Часто к нему заходили незнакомые люди: приезжали прокатчики из Череповца, Челябинска, Жданова. Они обучались приемам работы на огневом агрегате. По чертежам магнитогорцев были изготовлены механизмы огневой зачистки на Западно-Сибирском, Енакиевском металлургических заводах. На Череповецком заводе осваивали автогенную часть, которая была сделана по образцу алфеевской. На Криворожском успешно применили резаки, полученные из Магнитки…
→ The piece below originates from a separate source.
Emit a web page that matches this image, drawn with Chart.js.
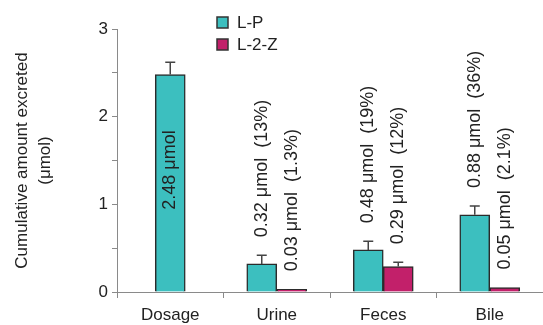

Министерство черной металлургии теперь направляло Алфеева и Дайкера на другие заводы страны консультировать, помогать в настройке оборудования новых машин. Побывали они и в Польше. Там, на металлургическом заводе в Новой Гуте, увидели американскую машину огневой зачистки фирмы «Унион Карбиде». Вернувшись в Магнитогорск, Иван Иванович рассказывал:
— Американская машина отделана хорошо, но дорогая. Она стоит миллион долларов. Нам для всех заводов в стране таких машин потребовалось бы не один десяток. Представляете, какое состояние за них надо было бы отдать.
Вскоре Вера Дьяконова доставила Алфееву письмо из Одессы. Там на заводе «Автогенмаш» по чертежам магнитогорцев изготовлялось автогенное оборудование для четвертой машины. Ведущий конструктор Одесского завода М. Д. Колтынюк писал: «Как у вас там дела? Было бы интересно взглянуть на новую МОЗ на втором блюминге. Читали в газетах ваше обязательство и определяли перспективы нашего дальнейшего сотрудничества. Начинаем изготовление оборудования для МОЗ слябинга…»
Иван Иванович написал ответ: «Торопитесь, друзья. Пуск новой МОЗ намечаем на 1970 год. От срока не отступим».
И снова бессонные ночи и стучат в голове молоточки-головоломки трудной проблемы. Они замирают с приездом Артура Львовича. Ученый тонко улавливал движение алфеевской мысли. Он поднимал на друга свои темные грустные глаза и негромко говорил: «А что, если…»
На пуск четвертой машины огневой зачистки пришел корреспондент газеты. Он попросил Алфеева рассказать о себе. Иван Иванович, светящийся внутренним светом радости, сказал:
— Что о себе говорить? Моя биография — это биография огневой машины. Вот о ней и пишите.